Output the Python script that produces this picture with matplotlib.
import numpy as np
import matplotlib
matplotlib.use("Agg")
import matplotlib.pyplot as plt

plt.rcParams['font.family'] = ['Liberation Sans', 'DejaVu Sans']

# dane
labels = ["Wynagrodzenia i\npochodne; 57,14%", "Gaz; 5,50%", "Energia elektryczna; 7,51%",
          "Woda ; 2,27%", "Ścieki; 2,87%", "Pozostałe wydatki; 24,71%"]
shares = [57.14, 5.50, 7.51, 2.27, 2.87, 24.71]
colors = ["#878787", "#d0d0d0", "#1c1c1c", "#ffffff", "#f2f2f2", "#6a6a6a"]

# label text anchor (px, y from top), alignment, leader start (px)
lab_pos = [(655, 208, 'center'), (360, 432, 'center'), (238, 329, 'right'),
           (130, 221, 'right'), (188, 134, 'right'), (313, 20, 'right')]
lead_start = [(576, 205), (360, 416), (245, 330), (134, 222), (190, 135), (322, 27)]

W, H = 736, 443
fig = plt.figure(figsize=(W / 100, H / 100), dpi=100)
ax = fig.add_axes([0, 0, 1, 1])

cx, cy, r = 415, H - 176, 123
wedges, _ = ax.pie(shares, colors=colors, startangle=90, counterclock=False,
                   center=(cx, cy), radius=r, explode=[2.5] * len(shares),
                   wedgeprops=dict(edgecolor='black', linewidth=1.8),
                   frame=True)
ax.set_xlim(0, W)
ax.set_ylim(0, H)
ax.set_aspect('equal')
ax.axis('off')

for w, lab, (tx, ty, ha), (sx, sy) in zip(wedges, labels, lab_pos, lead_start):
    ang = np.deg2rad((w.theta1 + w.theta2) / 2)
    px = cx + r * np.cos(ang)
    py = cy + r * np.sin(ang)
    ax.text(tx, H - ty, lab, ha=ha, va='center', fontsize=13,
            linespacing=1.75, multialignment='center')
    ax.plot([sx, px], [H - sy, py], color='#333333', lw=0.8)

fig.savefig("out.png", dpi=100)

-- YOUR OBJECTIVE --
From the first line of the data above to the line holding "plt.rcParams['font.family'] = ['Liberation", reproduce each line exactly; emit no other lines.

-- SOLUTION FOR THIS TASK --
Output the Python script that produces this picture with matplotlib.
import numpy as np
import matplotlib
matplotlib.use("Agg")
import matplotlib.pyplot as plt

plt.rcParams['font.family'] = ['Liberation Sans', 'DejaVu Sans']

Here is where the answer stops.